Blaine and the others went immediately into battle stance, daggers, sword, and fireballs at the ready. “Identify yourself,” Blaine demanded.
Their visitor was wearing a beautiful suit, and even his shoes were immaculately polished despite standing in the dirt. He exuded sex, power, and money, and she loathed him on sight. There was nothing redeemable about him at all. “The name’s Napoleon, and I’m here for the same reason you are. Shall we make a party of it?”
Blaine didn’t lower the weapon. “Keep talking.”
Napoleon inclined his head toward the slumbering cockroach factory. “Smutty needs to die. I knocked him out, but I wasn’t making a great deal of progress in hurting him.” He gestured at some burn marks on the ground. “Seems t
o be quite good at fending off spells. I can keep him asleep. You pour the sand in his ear, or whatever it was the hologram was doing.”
Trinity’s tulip began to burn even more fiercely, and she stumbled back, struggling to stay upright against the sudden increase of pain.

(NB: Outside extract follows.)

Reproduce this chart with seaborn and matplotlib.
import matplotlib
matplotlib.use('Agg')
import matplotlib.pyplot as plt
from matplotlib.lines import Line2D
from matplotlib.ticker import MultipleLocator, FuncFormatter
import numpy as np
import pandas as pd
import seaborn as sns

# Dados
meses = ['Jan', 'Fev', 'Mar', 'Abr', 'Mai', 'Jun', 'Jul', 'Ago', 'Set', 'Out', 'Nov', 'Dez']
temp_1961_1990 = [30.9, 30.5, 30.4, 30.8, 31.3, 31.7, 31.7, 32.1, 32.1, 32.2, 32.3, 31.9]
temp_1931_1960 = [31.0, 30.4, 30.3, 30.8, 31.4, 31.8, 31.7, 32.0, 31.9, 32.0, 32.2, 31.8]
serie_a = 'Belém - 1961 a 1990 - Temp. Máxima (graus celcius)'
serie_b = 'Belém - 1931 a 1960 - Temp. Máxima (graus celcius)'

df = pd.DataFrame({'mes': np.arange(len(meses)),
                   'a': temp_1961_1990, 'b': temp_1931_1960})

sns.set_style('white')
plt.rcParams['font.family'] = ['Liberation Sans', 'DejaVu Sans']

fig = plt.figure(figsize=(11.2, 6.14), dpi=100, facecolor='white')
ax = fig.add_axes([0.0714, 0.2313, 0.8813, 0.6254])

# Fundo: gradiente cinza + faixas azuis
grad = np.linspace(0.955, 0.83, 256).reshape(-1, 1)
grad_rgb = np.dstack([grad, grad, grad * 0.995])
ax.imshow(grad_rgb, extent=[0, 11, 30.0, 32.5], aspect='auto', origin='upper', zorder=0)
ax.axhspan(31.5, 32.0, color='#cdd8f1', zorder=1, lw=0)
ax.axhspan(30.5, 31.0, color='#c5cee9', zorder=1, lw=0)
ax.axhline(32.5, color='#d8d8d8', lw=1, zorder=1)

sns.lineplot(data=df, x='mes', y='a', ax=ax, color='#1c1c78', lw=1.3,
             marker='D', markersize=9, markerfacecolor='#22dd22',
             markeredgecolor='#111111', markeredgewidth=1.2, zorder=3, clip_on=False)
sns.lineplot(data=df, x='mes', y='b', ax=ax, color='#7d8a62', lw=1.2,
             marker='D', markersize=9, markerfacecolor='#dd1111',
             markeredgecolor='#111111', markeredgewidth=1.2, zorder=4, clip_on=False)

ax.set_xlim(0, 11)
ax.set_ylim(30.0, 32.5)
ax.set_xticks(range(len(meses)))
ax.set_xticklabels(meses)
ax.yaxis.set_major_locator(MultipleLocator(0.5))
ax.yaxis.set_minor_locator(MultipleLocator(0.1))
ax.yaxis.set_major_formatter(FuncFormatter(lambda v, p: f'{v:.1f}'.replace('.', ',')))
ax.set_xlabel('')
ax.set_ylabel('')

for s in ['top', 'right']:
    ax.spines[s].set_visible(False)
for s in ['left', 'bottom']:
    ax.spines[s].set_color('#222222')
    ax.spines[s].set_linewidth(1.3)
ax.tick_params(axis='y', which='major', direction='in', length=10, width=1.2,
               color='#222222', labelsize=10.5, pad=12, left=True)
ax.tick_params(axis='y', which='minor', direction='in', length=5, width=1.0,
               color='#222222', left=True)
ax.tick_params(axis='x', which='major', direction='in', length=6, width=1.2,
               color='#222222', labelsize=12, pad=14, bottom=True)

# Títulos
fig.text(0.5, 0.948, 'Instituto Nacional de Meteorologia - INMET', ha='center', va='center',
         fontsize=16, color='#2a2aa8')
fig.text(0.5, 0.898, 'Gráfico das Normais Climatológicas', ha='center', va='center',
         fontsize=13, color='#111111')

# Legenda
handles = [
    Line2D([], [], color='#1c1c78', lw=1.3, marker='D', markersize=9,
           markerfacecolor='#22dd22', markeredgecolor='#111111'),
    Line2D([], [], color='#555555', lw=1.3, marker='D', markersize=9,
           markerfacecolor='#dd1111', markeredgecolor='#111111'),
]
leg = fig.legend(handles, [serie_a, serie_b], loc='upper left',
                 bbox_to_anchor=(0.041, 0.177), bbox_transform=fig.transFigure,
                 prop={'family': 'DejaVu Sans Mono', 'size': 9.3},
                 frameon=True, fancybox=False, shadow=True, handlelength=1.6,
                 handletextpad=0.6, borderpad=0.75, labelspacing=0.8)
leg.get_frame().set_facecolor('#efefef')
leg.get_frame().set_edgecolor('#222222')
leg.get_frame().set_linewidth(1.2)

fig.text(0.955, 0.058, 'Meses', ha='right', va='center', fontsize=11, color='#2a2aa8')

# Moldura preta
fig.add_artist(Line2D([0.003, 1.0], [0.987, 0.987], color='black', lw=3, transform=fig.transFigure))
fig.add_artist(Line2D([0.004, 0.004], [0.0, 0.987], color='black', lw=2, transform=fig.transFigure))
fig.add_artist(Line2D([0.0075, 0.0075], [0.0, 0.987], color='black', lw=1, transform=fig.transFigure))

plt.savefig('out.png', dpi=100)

What was wrong with her? She clawed it, trying to dig it out of her skin, but it was getting worse.
“You son of a bitch.” Death suddenly appeared out of apparently nothing and he body-slammed Napoleon into the pillar. “You arrogant bastard, trying to steal Gram’s smut monster.”
Blaine dumped a handful of sand into the monster’s ear, then sprinted back for more mud. Jarvis next. Then Nigel. Napoleon and Death fist fighting like a couple of drunken frat boys, even down to their spotless suits.
The man on the ground stirred and groaned, and he began to ooze blackness.
Pain stabbed through her from the tulip, and Trinity clutched at her mark as Chammie’s eyes opened. There was nothing human in them at all. Just raw, brutal death. “Blaine! It’s awake—”
Something hit her hard between the shoulders. Trinity pitched forward onto her hands, and then someone grabbed her ankles and began hauling her across the dirt. She twisted around and saw two gorgeous women manhandling her.
One of them looked up and Trinity went ice cold when she saw those emerald eyes. She had sudden, vivid recall of watching spiders crawl through her skin, of feeling venom burn through her cells, of those eyes watching her, ruthless, without mercy, without care.
They were the eyes she saw in the mirror each time she went to bed at night. “It’s you,” she whispered. “You’re the witch. I dream of you.”
The woman smiled. “Hello, my darling. It’s been too long.”
Trinity opened her mouth to scream and the woman flicked a pinkie at her. Her mouth was suddenly filled with slippery balls. She gagged and spit a mouthful of grapes out onto the dirt.
“Grapes?” The other woman sounded surprised. “What happened to acid-laced needles?”
“She’s one of my girls, Mari. You know I limit torturing to the bare necessity when it comes to my darlings.”